What needs to be done:
Within the records that follow, find every line containing the string "this". Copy those lines.

Listing:

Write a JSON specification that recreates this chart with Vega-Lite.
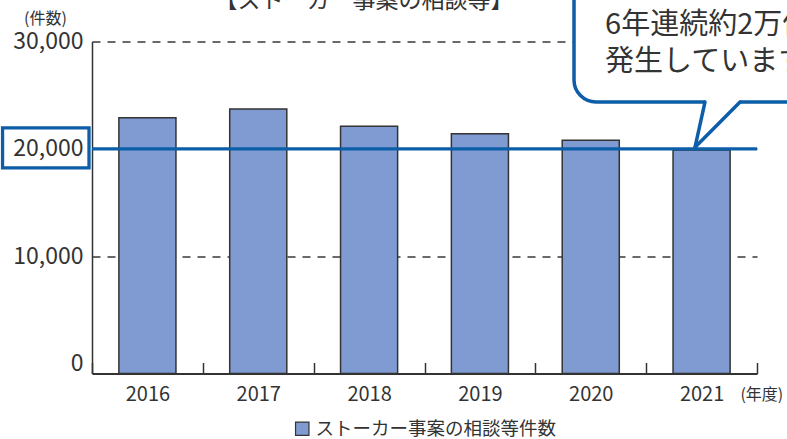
...
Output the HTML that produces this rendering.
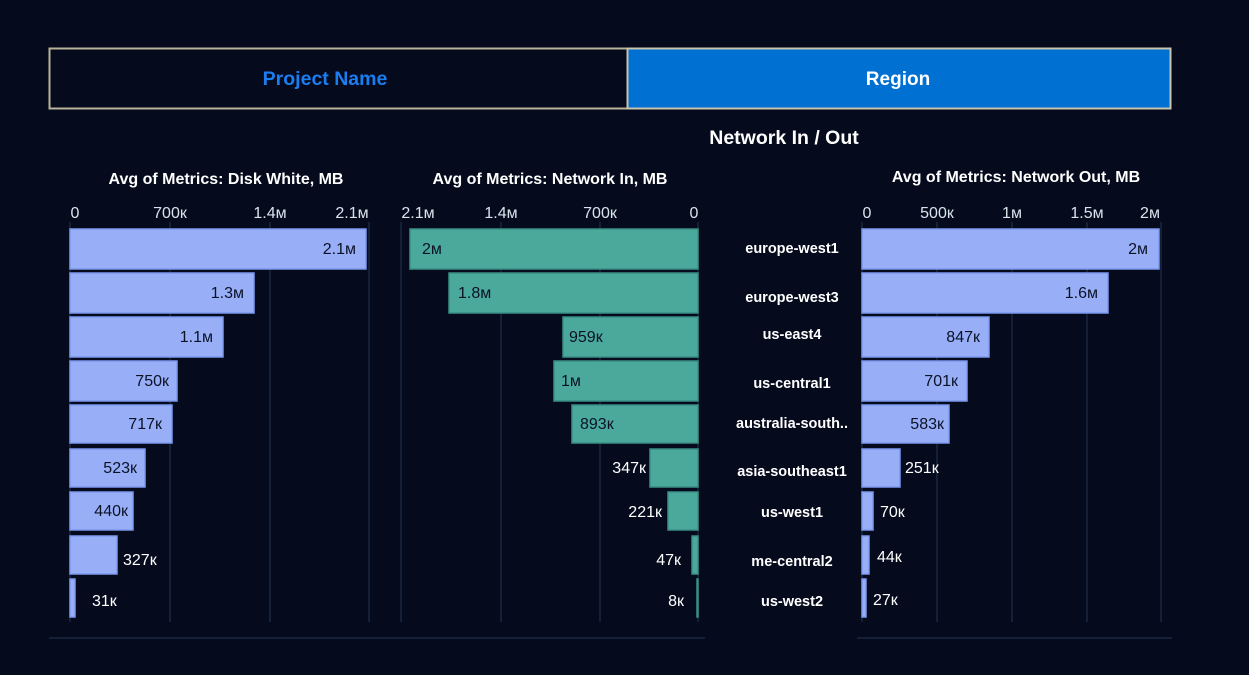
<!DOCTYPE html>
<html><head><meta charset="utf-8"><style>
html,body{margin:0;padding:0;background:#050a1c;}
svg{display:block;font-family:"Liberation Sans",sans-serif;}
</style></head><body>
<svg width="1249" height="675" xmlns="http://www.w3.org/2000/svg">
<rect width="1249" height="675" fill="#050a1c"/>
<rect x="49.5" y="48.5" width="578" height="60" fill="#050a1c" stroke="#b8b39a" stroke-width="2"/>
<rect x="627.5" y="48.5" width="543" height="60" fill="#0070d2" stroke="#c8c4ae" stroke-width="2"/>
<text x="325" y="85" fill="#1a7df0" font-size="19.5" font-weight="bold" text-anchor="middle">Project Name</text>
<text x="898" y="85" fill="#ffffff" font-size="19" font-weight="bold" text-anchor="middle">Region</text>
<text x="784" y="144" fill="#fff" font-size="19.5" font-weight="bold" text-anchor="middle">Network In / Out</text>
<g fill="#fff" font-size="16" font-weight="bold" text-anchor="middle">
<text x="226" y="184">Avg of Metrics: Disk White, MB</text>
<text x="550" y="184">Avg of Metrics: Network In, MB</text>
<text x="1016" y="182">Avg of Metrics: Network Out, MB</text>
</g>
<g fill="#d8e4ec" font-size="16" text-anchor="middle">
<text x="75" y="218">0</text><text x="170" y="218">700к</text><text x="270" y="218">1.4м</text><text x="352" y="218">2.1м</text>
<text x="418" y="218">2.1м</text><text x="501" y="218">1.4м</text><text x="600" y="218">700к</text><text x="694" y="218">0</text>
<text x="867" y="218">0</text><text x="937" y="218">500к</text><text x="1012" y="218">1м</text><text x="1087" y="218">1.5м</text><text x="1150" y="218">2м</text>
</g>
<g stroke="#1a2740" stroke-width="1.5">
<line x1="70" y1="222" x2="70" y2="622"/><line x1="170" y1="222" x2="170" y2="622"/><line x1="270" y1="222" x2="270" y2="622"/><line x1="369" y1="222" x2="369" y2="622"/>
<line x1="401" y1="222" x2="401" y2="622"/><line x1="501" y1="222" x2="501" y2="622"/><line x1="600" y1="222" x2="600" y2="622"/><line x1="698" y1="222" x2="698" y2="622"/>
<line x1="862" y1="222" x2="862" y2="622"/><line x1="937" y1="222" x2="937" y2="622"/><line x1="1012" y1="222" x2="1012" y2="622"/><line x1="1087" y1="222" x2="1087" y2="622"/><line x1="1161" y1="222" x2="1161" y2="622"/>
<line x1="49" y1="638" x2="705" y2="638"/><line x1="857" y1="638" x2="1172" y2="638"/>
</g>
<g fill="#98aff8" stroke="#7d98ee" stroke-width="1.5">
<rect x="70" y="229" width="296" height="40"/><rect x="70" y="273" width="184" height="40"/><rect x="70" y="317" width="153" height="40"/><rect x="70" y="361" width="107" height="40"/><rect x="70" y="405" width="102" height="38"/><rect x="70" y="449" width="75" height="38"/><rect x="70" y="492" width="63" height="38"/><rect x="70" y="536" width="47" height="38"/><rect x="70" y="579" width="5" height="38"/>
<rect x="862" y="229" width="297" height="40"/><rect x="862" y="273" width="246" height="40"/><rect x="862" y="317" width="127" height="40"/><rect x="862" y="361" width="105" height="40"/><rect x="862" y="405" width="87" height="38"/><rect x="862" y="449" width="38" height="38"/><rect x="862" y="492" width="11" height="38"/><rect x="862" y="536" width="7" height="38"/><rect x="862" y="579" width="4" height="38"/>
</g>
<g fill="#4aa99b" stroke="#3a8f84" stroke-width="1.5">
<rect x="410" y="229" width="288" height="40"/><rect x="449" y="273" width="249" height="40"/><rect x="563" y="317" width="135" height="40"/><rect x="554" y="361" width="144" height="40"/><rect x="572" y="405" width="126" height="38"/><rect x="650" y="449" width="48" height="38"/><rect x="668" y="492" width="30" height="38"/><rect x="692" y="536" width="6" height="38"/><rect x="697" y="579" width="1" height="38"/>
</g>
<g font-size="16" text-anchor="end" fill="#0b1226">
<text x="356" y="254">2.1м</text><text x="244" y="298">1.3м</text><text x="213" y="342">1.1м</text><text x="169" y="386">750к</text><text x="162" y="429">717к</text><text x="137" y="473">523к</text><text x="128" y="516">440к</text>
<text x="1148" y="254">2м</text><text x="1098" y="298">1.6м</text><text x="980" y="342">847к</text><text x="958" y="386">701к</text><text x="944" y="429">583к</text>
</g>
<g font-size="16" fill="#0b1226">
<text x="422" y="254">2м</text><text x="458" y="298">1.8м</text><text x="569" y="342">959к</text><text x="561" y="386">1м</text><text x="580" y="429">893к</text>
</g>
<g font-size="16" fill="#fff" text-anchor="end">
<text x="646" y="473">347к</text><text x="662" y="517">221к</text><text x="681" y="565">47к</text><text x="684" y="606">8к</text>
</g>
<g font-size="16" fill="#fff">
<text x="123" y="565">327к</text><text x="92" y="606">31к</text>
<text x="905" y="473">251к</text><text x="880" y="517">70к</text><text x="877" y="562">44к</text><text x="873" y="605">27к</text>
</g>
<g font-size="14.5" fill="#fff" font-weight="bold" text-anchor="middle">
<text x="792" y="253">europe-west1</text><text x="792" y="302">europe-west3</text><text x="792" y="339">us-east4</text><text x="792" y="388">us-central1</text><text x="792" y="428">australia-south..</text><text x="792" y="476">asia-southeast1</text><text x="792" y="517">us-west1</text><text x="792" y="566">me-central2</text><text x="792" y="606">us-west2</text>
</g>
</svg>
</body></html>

Solved exercise:
Write a JSON specification that recreates this chart with Vega-Lite.
Output the HTML that produces this rendering.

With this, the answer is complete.